SOURCE MATERIAL
Begin
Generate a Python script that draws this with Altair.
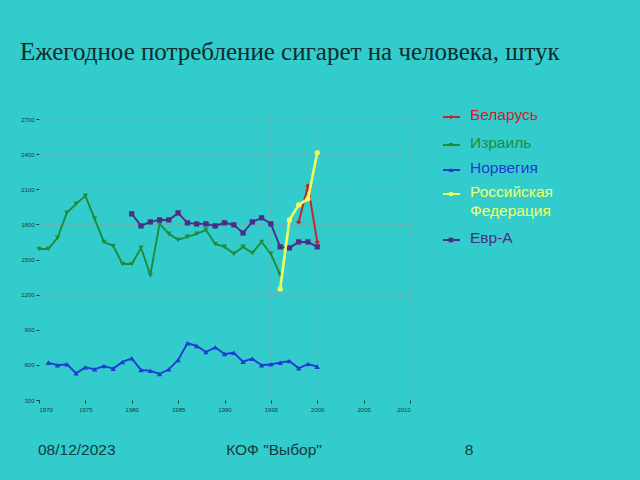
import altair as alt
import pandas as pd

# ---- data ----
countries = ["Беларусь", "Израиль", "Норвегия", "Российская Федерация", "Евр-А"]
colors = ["#C8232B", "#1E8C3C", "#1E3CD2", "#EEFF5A", "#4B2D87"]
shapes = ["diamond", "triangle-down", "triangle-up", "circle", "square"]

belarus_years = [1998, 1999, 2000]
belarus = [1821, 2129, 1650]

israel_years = list(range(1970, 1997))
israel = [1590, 1590, 1685, 1898, 1975, 2044, 1847, 1650, 1616, 1462, 1462, 1599,
          1368, 1804, 1719, 1668, 1693, 1719, 1753, 1633, 1608, 1548, 1608, 1556,
          1650, 1548, 1368]

norway_years = list(range(1971, 2001))
norway = [619, 597, 605, 528, 579, 562, 591, 568, 625, 656, 556, 550, 522, 562, 642,
          785, 762, 710, 750, 693, 704, 627, 653, 597, 605, 619, 633, 571, 608, 585]

russia_years = [1996, 1997, 1998, 1999, 2000]
russia = [1249, 1838, 1967, 2018, 2411]

eura_years = list(range(1980, 2001))
eura = [1890, 1787, 1821, 1838, 1838, 1898, 1813, 1804, 1804, 1787, 1813, 1796, 1727,
        1821, 1856, 1804, 1608, 1599, 1650, 1650, 1608]

x_ticks = [1970, 1975, 1980, 1985, 1990, 1995, 2000, 2005, 2010]
y_ticks = [300, 600, 900, 1200, 1500, 1800, 2100, 2400, 2700]
h_grid = [1200, 1500, 1800, 2100, 2400, 2700]
v_grid = [1995, 2000, 2005, 2010]

title_text = "Ежегодное потребление сигарет на человека, штук"
footer_date = "08/12/2023"
footer_mid = 'КОФ "Выбор"'
footer_page = "8"

series = [
    (countries[0], belarus_years, belarus),
    (countries[1], israel_years, israel),
    (countries[2], norway_years, norway),
    (countries[3], russia_years, russia),
    (countries[4], eura_years, eura),
]
rows = []
for name, yrs, vals in series:
    for yr, v in zip(yrs, vals):
        rows.append({"year": yr, "value": v, "country": name})
df = pd.DataFrame(rows)

W, H = 371, 281
BG = "#33CCCC"
DARK = "#163a3c"
GRID = "#8a9e9e"

xs = alt.Scale(domain=[1970, 2010], nice=False, zero=False)
ys = alt.Scale(domain=[300, 2700], nice=False, zero=False)
cs = alt.Scale(domain=countries, range=colors)
ss = alt.Scale(domain=countries, range=shapes)

x_axis = alt.Axis(values=x_ticks, format="d", labelFontSize=6, grid=False, domain=False,
                  tickSize=3, tickColor=DARK, labelColor=DARK, title=None, labelPadding=3,
                  labelFont="Liberation Sans")
y_axis = alt.Axis(values=y_ticks, format="d", labelFontSize=6, grid=False, domain=False,
                  tickSize=3, tickColor=DARK, labelColor=DARK, title=None, labelPadding=2,
                  labelFont="Liberation Sans")

hgrid = alt.Chart(pd.DataFrame({"v": h_grid})).mark_rule(
    color=GRID, strokeDash=[2, 2], strokeWidth=1
).encode(y=alt.Y("v:Q", scale=ys, axis=y_axis), x=alt.value(0), x2=alt.value(W))

vgrid = alt.Chart(pd.DataFrame({"yr": v_grid})).mark_rule(
    color=GRID, strokeDash=[2, 2], strokeWidth=1
).encode(x=alt.X("yr:Q", scale=xs, axis=x_axis), y=alt.value(0), y2=alt.value(H))

order_draw = [countries[2], countries[1], countries[4], countries[0], countries[3]]
layers = [hgrid, vgrid]
for name in order_draw:
    sub = df[df["country"] == name]
    base = alt.Chart(sub).encode(
        x=alt.X("year:Q", scale=xs, axis=x_axis),
        y=alt.Y("value:Q", scale=ys, axis=y_axis),
        color=alt.Color("country:N", scale=cs, legend=None),
    )
    sw = 2.6 if name == countries[3] else 1.9
    layers.append(base.mark_line(strokeWidth=sw))
    layers.append(base.mark_point(filled=True, size=28, opacity=1).encode(
        shape=alt.Shape("country:N", scale=ss, legend=None)))

# ---- manual legend ----
legend_y = [-2, 26, 51, 75, 121]
leg_df = pd.DataFrame({"country": countries})
for i, name in enumerate(countries):
    one = leg_df[leg_df["country"] == name]
    lb = alt.Chart(one).encode(color=alt.Color("country:N", scale=cs, legend=None))
    layers.append(lb.mark_rule(strokeWidth=2).encode(
        x=alt.value(404), x2=alt.value(421), y=alt.value(legend_y[i])))
    layers.append(lb.mark_point(filled=True, size=22, opacity=1).encode(
        x=alt.value(412), y=alt.value(legend_y[i]),
        shape=alt.Shape("country:N", scale=ss, legend=None)))
    label = name.replace(" ", "\n")
    layers.append(alt.Chart(one).mark_text(
        align="left", baseline="top", fontSize=15.5, font="Liberation Sans",
        lineBreak="\n", lineHeight=19, dy=-9, color=colors[i] if i != 3 else "#F2FF66"
    ).encode(x=alt.value(431), y=alt.value(legend_y[i]), text=alt.value(label)))

# ---- title & footer ----
def txt(s, x, y, size, font, align="left", color=DARK):
    return alt.Chart(pd.DataFrame({"t": [s]})).mark_text(
        align=align, baseline="middle", fontSize=size, font=font, color=color
    ).encode(x=alt.value(x), y=alt.value(y), text="t:N")

layers.append(txt(title_text, -19, -67, 25, "Liberation Serif", color="#0f2b2d"))
layers.append(txt(footer_date, -1, 331, 15.5, "Liberation Sans"))
layers.append(txt(footer_mid, 235, 331, 15.5, "Liberation Sans", align="center"))
layers.append(txt(footer_page, 430, 331, 15.5, "Liberation Sans", align="center"))

chart = alt.layer(*layers).resolve_scale(color="shared", shape="shared").properties(
    width=W, height=H, autosize="none",
    padding={"left": 39, "top": 119, "right": 640 - 39 - W, "bottom": 480 - 119 - H},
    background=BG,
).configure_view(stroke=None)

chart.save("out.html", embed_options={"renderer": "svg", "actions": False})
End
From the listing, extract all text exactly as given and drop any picture.

Generate a Python script that draws this with Altair.
import altair as alt
import pandas as pd

# ---- data ----
countries = ["Беларусь", "Израиль", "Норвегия", "Российская Федерация", "Евр-А"]
colors = ["#C8232B", "#1E8C3C", "#1E3CD2", "#EEFF5A", "#4B2D87"]
shapes = ["diamond", "triangle-down", "triangle-up", "circle", "square"]

belarus_years = [1998, 1999, 2000]
belarus = [1821, 2129, 1650]

israel_years = list(range(1970, 1997))
israel = [1590, 1590, 1685, 1898, 1975, 2044, 1847, 1650, 1616, 1462, 1462, 1599,
          1368, 1804, 1719, 1668, 1693, 1719, 1753, 1633, 1608, 1548, 1608, 1556,
          1650, 1548, 1368]

norway_years = list(range(1971, 2001))
norway = [619, 597, 605, 528, 579, 562, 591, 568, 625, 656, 556, 550, 522, 562, 642,
          785, 762, 710, 750, 693, 704, 627, 653, 597, 605, 619, 633, 571, 608, 585]

russia_years = [1996, 1997, 1998, 1999, 2000]
russia = [1249, 1838, 1967, 2018, 2411]

eura_years = list(range(1980, 2001))
eura = [1890, 1787, 1821, 1838, 1838, 1898, 1813, 1804, 1804, 1787, 1813, 1796, 1727,
        1821, 1856, 1804, 1608, 1599, 1650, 1650, 1608]

x_ticks = [1970, 1975, 1980, 1985, 1990, 1995, 2000, 2005, 2010]
y_ticks = [300, 600, 900, 1200, 1500, 1800, 2100, 2400, 2700]
h_grid = [1200, 1500, 1800, 2100, 2400, 2700]
v_grid = [1995, 2000, 2005, 2010]

title_text = "Ежегодное потребление сигарет на человека, штук"
footer_date = "08/12/2023"
footer_mid = 'КОФ "Выбор"'
footer_page = "8"

series = [
    (countries[0], belarus_years, belarus),
    (countries[1], israel_years, israel),
    (countries[2], norway_years, norway),
    (countries[3], russia_years, russia),
    (countries[4], eura_years, eura),
]
rows = []
for name, yrs, vals in series:
    for yr, v in zip(yrs, vals):
        rows.append({"year": yr, "value": v, "country": name})
df = pd.DataFrame(rows)

W, H = 371, 281
BG = "#33CCCC"
DARK = "#163a3c"
GRID = "#8a9e9e"

xs = alt.Scale(domain=[1970, 2010], nice=False, zero=False)
ys = alt.Scale(domain=[300, 2700], nice=False, zero=False)
cs = alt.Scale(domain=countries, range=colors)
ss = alt.Scale(domain=countries, range=shapes)

x_axis = alt.Axis(values=x_ticks, format="d", labelFontSize=6, grid=False, domain=False,
                  tickSize=3, tickColor=DARK, labelColor=DARK, title=None, labelPadding=3,
                  labelFont="Liberation Sans")
y_axis = alt.Axis(values=y_ticks, format="d", labelFontSize=6, grid=False, domain=False,
                  tickSize=3, tickColor=DARK, labelColor=DARK, title=None, labelPadding=2,
                  labelFont="Liberation Sans")

hgrid = alt.Chart(pd.DataFrame({"v": h_grid})).mark_rule(
    color=GRID, strokeDash=[2, 2], strokeWidth=1
).encode(y=alt.Y("v:Q", scale=ys, axis=y_axis), x=alt.value(0), x2=alt.value(W))

vgrid = alt.Chart(pd.DataFrame({"yr": v_grid})).mark_rule(
    color=GRID, strokeDash=[2, 2], strokeWidth=1
).encode(x=alt.X("yr:Q", scale=xs, axis=x_axis), y=alt.value(0), y2=alt.value(H))

order_draw = [countries[2], countries[1], countries[4], countries[0], countries[3]]
layers = [hgrid, vgrid]
for name in order_draw:
    sub = df[df["country"] == name]
    base = alt.Chart(sub).encode(
        x=alt.X("year:Q", scale=xs, axis=x_axis),
        y=alt.Y("value:Q", scale=ys, axis=y_axis),
        color=alt.Color("country:N", scale=cs, legend=None),
    )
    sw = 2.6 if name == countries[3] else 1.9
    layers.append(base.mark_line(strokeWidth=sw))
    layers.append(base.mark_point(filled=True, size=28, opacity=1).encode(
        shape=alt.Shape("country:N", scale=ss, legend=None)))

# ---- manual legend ----
legend_y = [-2, 26, 51, 75, 121]
leg_df = pd.DataFrame({"country": countries})
for i, name in enumerate(countries):
    one = leg_df[leg_df["country"] == name]
    lb = alt.Chart(one).encode(color=alt.Color("country:N", scale=cs, legend=None))
    layers.append(lb.mark_rule(strokeWidth=2).encode(
        x=alt.value(404), x2=alt.value(421), y=alt.value(legend_y[i])))
    layers.append(lb.mark_point(filled=True, size=22, opacity=1).encode(
        x=alt.value(412), y=alt.value(legend_y[i]),
        shape=alt.Shape("country:N", scale=ss, legend=None)))
    label = name.replace(" ", "\n")
    layers.append(alt.Chart(one).mark_text(
        align="left", baseline="top", fontSize=15.5, font="Liberation Sans",
        lineBreak="\n", lineHeight=19, dy=-9, color=colors[i] if i != 3 else "#F2FF66"
    ).encode(x=alt.value(431), y=alt.value(legend_y[i]), text=alt.value(label)))

# ---- title & footer ----
def txt(s, x, y, size, font, align="left", color=DARK):
    return alt.Chart(pd.DataFrame({"t": [s]})).mark_text(
        align=align, baseline="middle", fontSize=size, font=font, color=color
    ).encode(x=alt.value(x), y=alt.value(y), text="t:N")

layers.append(txt(title_text, -19, -67, 25, "Liberation Serif", color="#0f2b2d"))
layers.append(txt(footer_date, -1, 331, 15.5, "Liberation Sans"))
layers.append(txt(footer_mid, 235, 331, 15.5, "Liberation Sans", align="center"))
layers.append(txt(footer_page, 430, 331, 15.5, "Liberation Sans", align="center"))

chart = alt.layer(*layers).resolve_scale(color="shared", shape="shared").properties(
    width=W, height=H, autosize="none",
    padding={"left": 39, "top": 119, "right": 640 - 39 - W, "bottom": 480 - 119 - H},
    background=BG,
).configure_view(stroke=None)

chart.save("out.html", embed_options={"renderer": "svg", "actions": False})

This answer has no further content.